Brow Beat

Day of the Dolphin Is Real?

This morning, BoingBoing flagged a strange story out of the Ukraine: Military scientists in that country have been training dolphins to kill enemy divers (and also detect mines), and three of those killer dolphins have escaped. It’s worth reading everything you can about this story, of course, but this is also a good time to ponder an extremely unlikely question: How prescient was The Day of the Dolphin?

Loosely based on a novel by the French writer Robert Merle, the 1973 film was directed by Mike Nichols, of all people, and starred George C. Scott. (Roman Polanski was set to direct the movie, supposedly, but pulled out after his wife was murdered by the Manson family.) With a script by Buck Henry, who co-wrote The Graduate and adapted Catch-22, The Day of the Dolphin had a surprisingly strong pedigree for a film about a scientist who teaches dolphins how to talk only to see them turned into trained assassins set to kill the president of the United States.

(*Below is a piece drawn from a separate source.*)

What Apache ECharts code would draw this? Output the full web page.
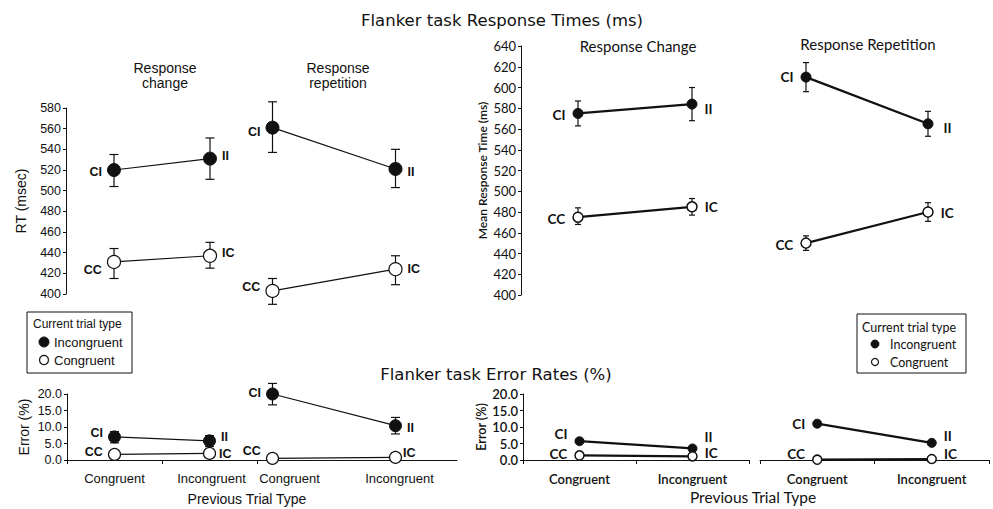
<!DOCTYPE html>
<html>
<head>
<meta charset="utf-8">
<script src="https://cdn.jsdelivr.net/npm/echarts@6/dist/echarts.min.js"></script>
<style>
html,body{margin:0;padding:0;background:#fff;}
#c{width:993px;height:509px;}
</style>
</head>
<body>
<div id="c"></div>
<script>
// ---------- DATA ----------
const categories = ['Congruent', 'Incongruent'];
const incLabels = ['CI', 'II'];
const conLabels = ['CC', 'IC'];

// Study A (left) response times, msec
const rtA_chg_inc = [520, 531];
const rtA_chg_inc_lo = [504, 511];
const rtA_chg_inc_hi = [535, 551];
const rtA_chg_con = [431, 437];
const rtA_chg_con_lo = [415, 425];
const rtA_chg_con_hi = [444, 450];
const rtA_rep_inc = [561, 521];
const rtA_rep_inc_lo = [537, 503];
const rtA_rep_inc_hi = [586, 540];
const rtA_rep_con = [403, 424];
const rtA_rep_con_lo = [390, 409];
const rtA_rep_con_hi = [415, 437];

// Study B (right) response times, ms
const rtB_chg_inc = [575, 584];
const rtB_chg_inc_lo = [563, 568];
const rtB_chg_inc_hi = [587, 600];
const rtB_chg_con = [475, 485];
const rtB_chg_con_lo = [468, 477];
const rtB_chg_con_hi = [484, 493];
const rtB_rep_inc = [610, 565];
const rtB_rep_inc_lo = [596, 553];
const rtB_rep_inc_hi = [624, 577];
const rtB_rep_con = [450, 480];
const rtB_rep_con_lo = [443, 471];
const rtB_rep_con_hi = [457, 489];

// Study A error rates, %
const erA_chg_inc = [7.0, 5.8];
const erA_chg_inc_lo = [5.2, 4.1];
const erA_chg_inc_hi = [8.6, 7.4];
const erA_chg_con = [1.7, 2.0];
const erA_rep_inc = [20.0, 10.4];
const erA_rep_inc_lo = [16.7, 7.9];
const erA_rep_inc_hi = [23.2, 12.9];
const erA_rep_con = [0.5, 0.8];

// Study B error rates, %
const erB_chg_inc = [5.7, 3.5];
const erB_chg_con = [1.4, 1.1];
const erB_rep_inc = [11.0, 5.2];
const erB_rep_con = [0.1, 0.3];

// ---------- STYLE / LAYOUT ----------
const FA = 'Liberation Sans, Arial, sans-serif';
const FB = 'Lato, Open Sans, sans-serif';

const panels = [
  { grid: {left: 66, top: 108, width: 192, height: 186}, y: {min: 400, max: 580, interval: 20}, showY: true, yName: 'RT (msec)', yGap: 38, font: FA, study: 'A', xAxis: false,
    inc: rtA_chg_inc, incLo: rtA_chg_inc_lo, incHi: rtA_chg_inc_hi, con: rtA_chg_con, conLo: rtA_chg_con_lo, conHi: rtA_chg_con_hi,
    off: [[0, 2], [0, -3], [0, 8], [0, -3]] },
  { grid: {left: 211, top: 108, width: 246, height: 186}, y: {min: 400, max: 580, interval: 20}, showY: false, font: FA, study: 'A', xAxis: false,
    inc: rtA_rep_inc, incLo: rtA_rep_inc_lo, incHi: rtA_rep_inc_hi, con: rtA_rep_con, conLo: rtA_rep_con_lo, conHi: rtA_rep_con_hi,
    off: [[0, 4], [0, 3], [0, -4], [0, 0]] },
  { grid: {left: 521, top: 46, width: 228, height: 249}, y: {min: 400, max: 640, interval: 20}, showY: true, yName: 'Mean Response Time (ms)', yGap: 33, font: FB, study: 'B', xAxis: false,
    inc: rtB_chg_inc, incLo: rtB_chg_inc_lo, incHi: rtB_chg_inc_hi, con: rtB_chg_con, conLo: rtB_chg_con_lo, conHi: rtB_chg_con_hi,
    off: [[0, 2], [0, 5], [0, 2], [0, 0]] },
  { grid: {left: 745, top: 46, width: 244, height: 249}, y: {min: 400, max: 640, interval: 20}, showY: false, font: FB, study: 'B', xAxis: false,
    inc: rtB_rep_inc, incLo: rtB_rep_inc_lo, incHi: rtB_rep_inc_hi, con: rtB_rep_con, conLo: rtB_rep_con_lo, conHi: rtB_rep_con_hi,
    off: [[0, 0], [3, 4], [0, 2], [0, 1]] },
  { grid: {left: 67, top: 394, width: 190, height: 66}, y: {min: 0, max: 20, interval: 5}, showY: true, yName: 'Error (%)', yGap: 36, font: FA, study: 'A', xAxis: true, xTicks: true, small: true,
    labelPad: [0, 4],
    inc: erA_chg_inc, incLo: erA_chg_inc_lo, incHi: erA_chg_inc_hi, con: erA_chg_con,
    off: [[0, -4], [0, -4], [0, -2], [-2, 1]] },
  { grid: {left: 211, top: 394, width: 246, height: 66}, y: {min: 0, max: 20, interval: 5}, showY: false, font: FA, study: 'A', xAxis: true, xTicks: false, small: true,
    labelPad: [34, 8],
    inc: erA_rep_inc, incLo: erA_rep_inc_lo, incHi: erA_rep_inc_hi, con: erA_rep_con,
    off: [[0, -1], [0, 2], [0, -7], [-4, -4]] },
  { grid: {left: 523, top: 394, width: 226, height: 66}, y: {min: 0, max: 20, interval: 5}, showY: true, yName: 'Error (%)', yGap: 33, font: FB, study: 'B', xAxis: true, xTicks: true, small: true,
    labelPad: [0, 0],
    inc: erB_chg_inc, con: erB_chg_con,
    off: [[0, -7], [0, -11], [0, -1], [0, -3]] },
  { grid: {left: 760, top: 394, width: 229, height: 66}, y: {min: 0, max: 20, interval: 5}, showY: false, font: FB, study: 'B', xAxis: true, xTicks: true, small: true,
    labelPad: [0, 0],
    inc: erB_rep_inc, con: erB_rep_con,
    off: [[0, 0], [0, -7], [0, -6], [0, -5]] }
];

const grids = [], xAxes = [], yAxes = [], series = [];

function labelCfg(p, text, pos, off) {
  const isA = p.study === 'A';
  return {
    show: true, position: pos, distance: isA ? 5 : 7, offset: off, formatter: text,
    fontFamily: p.font, fontWeight: 'bold', fontSize: isA ? 12.5 : 13.5, color: '#111', lineHeight: 13
  };
}

function errSeries(idx, lo, hi, p) {
  const isA = p.study === 'A';
  const capW = isA ? 4.5 : 3;
  const lw = 1.2;
  return {
    type: 'custom', xAxisIndex: idx, yAxisIndex: idx, clip: false, z: 1, silent: true,
    data: lo.map((l, i) => [i, l, hi[i]]),
    encode: {x: 0, y: [1, 2]},
    renderItem: function (params, api) {
      const x = api.value(0);
      const a = api.coord([x, api.value(2)]);
      const b = api.coord([x, api.value(1)]);
      const st = {stroke: '#111', lineWidth: lw};
      return {type: 'group', children: [
        {type: 'line', shape: {x1: a[0], y1: a[1], x2: b[0], y2: b[1]}, style: st},
        {type: 'line', shape: {x1: a[0] - capW, y1: a[1], x2: a[0] + capW, y2: a[1]}, style: st},
        {type: 'line', shape: {x1: b[0] - capW, y1: b[1], x2: b[0] + capW, y2: b[1]}, style: st}
      ]};
    }
  };
}

panels.forEach((p, idx) => {
  const isA = p.study === 'A';
  grids.push(Object.assign({containLabel: false, outerBoundsMode: 'none'}, p.grid));
  const pad = p.labelPad || [0, 0];
  xAxes.push({
    type: 'category', gridIndex: idx, boundaryGap: true,
    data: categories.map((c, i) => ({value: c, textStyle: {padding: [0, 0, 0, pad[i]]}})),
    show: p.xAxis,
    axisLine: {show: p.xAxis, lineStyle: {color: '#111', width: 1}},
    axisTick: {show: !!p.xTicks, length: 4, lineStyle: {color: '#111'}},
    axisLabel: {show: p.xAxis, margin: 12, fontFamily: p.font, fontSize: 13, color: '#111', fontWeight: isA ? 'normal' : 600},
    splitLine: {show: false}
  });
  yAxes.push({
    type: 'value', gridIndex: idx, min: p.y.min, max: p.y.max, interval: p.y.interval,
    show: p.showY,
    name: p.yName || '', nameLocation: 'middle', nameGap: p.yGap || 30,
    nameTextStyle: {fontFamily: p.font, fontSize: isA ? 14 : (p.small ? 12.5 : 12), color: '#111', fontWeight: isA ? 'normal' : 600},
    axisLine: {show: p.showY, lineStyle: {color: '#111', width: 1}},
    axisTick: {show: p.showY, length: 3, lineStyle: {color: '#111'}},
    axisLabel: {
      show: p.showY, margin: 5, fontFamily: p.font, color: '#111',
      fontSize: isA ? 12.5 : 13, fontWeight: (!isA && p.small) ? 600 : 'normal',
      formatter: p.small ? (v => v.toFixed(1)) : (v => String(v))
    },
    splitLine: {show: false}
  });

  const sym = isA ? (p.small ? 12 : 13) : (p.small ? 9 : 10);
  const lw = isA ? 1.2 : 2.2;

  if (p.incLo) series.push(errSeries(idx, p.incLo, p.incHi, p));
  if (p.conLo) series.push(errSeries(idx, p.conLo, p.conHi, p));

  series.push({
    type: 'line', name: 'Incongruent', xAxisIndex: idx, yAxisIndex: idx, clip: false, z: 3,
    symbol: 'circle', symbolSize: sym, lineStyle: {color: '#111', width: lw},
    itemStyle: {color: '#111', borderColor: '#111', borderWidth: 1},
    data: p.inc.map((v, i) => ({value: v, label: labelCfg(p, incLabels[i], i === 0 ? 'left' : 'right', p.off[i])})),
    animation: false
  });
  series.push({
    type: 'line', name: 'Congruent', xAxisIndex: idx, yAxisIndex: idx, clip: false, z: 3,
    symbol: 'circle', symbolSize: sym, lineStyle: {color: '#111', width: lw},
    itemStyle: {color: '#fff', borderColor: '#111', borderWidth: isA ? 1.2 : 1.5},
    data: p.con.map((v, i) => ({value: v, label: labelCfg(p, conLabels[i], i === 0 ? 'left' : 'right', p.off[i + 2])})),
    animation: false
  });
});

function txt(x, y, text, font, size, align, weight, extra) {
  return Object.assign({
    type: 'text', x: x, y: y, silent: true,
    style: {text: text, fontFamily: font, fontSize: size, fontWeight: weight || 'normal', fill: '#111',
      align: align || 'center', verticalAlign: 'middle'}
  }, extra || {});
}

const graphics = [
  txt(502, 20, 'Flanker task Response Times (ms)', 'DejaVu Sans, Verdana, sans-serif', 16.5),
  txt(496, 374, 'Flanker task Error Rates (%)', 'DejaVu Sans, Verdana, sans-serif', 16.5),
  txt(165, 68, 'Response', FA, 14),
  txt(165, 83, 'change', FA, 14),
  txt(338, 68, 'Response', FA, 14),
  txt(338, 83, 'repetition', FA, 14),
  txt(638, 46, 'Response Change', FB, 15),
  txt(868, 44, 'Response Repetition', FB, 15),
  txt(247, 499, 'Previous Trial Type', FA, 14),
  txt(753, 497, 'Previous Trial Type', FB, 15.5),
  // left legend
  {type: 'rect', shape: {x: 27, y: 312, width: 105, height: 61}, style: {fill: '#fff', stroke: '#111', lineWidth: 1}, silent: true},
  txt(33, 324, 'Current trial type', FA, 12, 'left'),
  {type: 'circle', shape: {cx: 44, cy: 342, r: 5}, style: {fill: '#111', stroke: '#111'}, silent: true},
  txt(54, 342, 'Incongruent', FA, 13, 'left'),
  {type: 'circle', shape: {cx: 44, cy: 360, r: 4.5}, style: {fill: '#fff', stroke: '#111', lineWidth: 1.2}, silent: true},
  txt(54, 360, 'Congruent', FA, 13, 'left'),
  // right legend
  {type: 'rect', shape: {x: 857, y: 314, width: 109, height: 59}, style: {fill: '#fff', stroke: '#111', lineWidth: 1}, silent: true},
  txt(862, 327, 'Current trial type', FB, 12.5, 'left'),
  {type: 'circle', shape: {cx: 875, cy: 344, r: 4}, style: {fill: '#111', stroke: '#111'}, silent: true},
  txt(890, 344, 'Incongruent', FB, 12.5, 'left'),
  {type: 'circle', shape: {cx: 875, cy: 362, r: 3.5}, style: {fill: '#fff', stroke: '#111', lineWidth: 1.2}, silent: true},
  txt(890, 362, 'Congruent', FB, 12.5, 'left')
];

const chart = echarts.init(document.getElementById('c'), null, {renderer: 'svg'});
chart.setOption({
  backgroundColor: '#fff',
  animation: false,
  grid: grids,
  xAxis: xAxes,
  yAxis: yAxes,
  series: series,
  graphic: graphics
});
</script>
</body>
</html>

Less surprisingly, perhaps, the results were not well received. Pauline Kael called it “the most expensive Rin Tin Tin picture ever made,” an “elaborate exercise in anthropomorphic tearjerking, which turns the dolphins into fishy human babies.” Apparently the movie ends with—spoiler alert—one of the dolphins “protesting love for Pa,” the Scott character, as he “forces the whimpering babies to leave their home forever.”

Still, after today’s news, it is time to add The Day of the Dolphin to my Netflix queue. If you prefer a nonfiction take, you can look up the History Channel’s Inside the Soviet Military Machine: Dolphin Soldiers.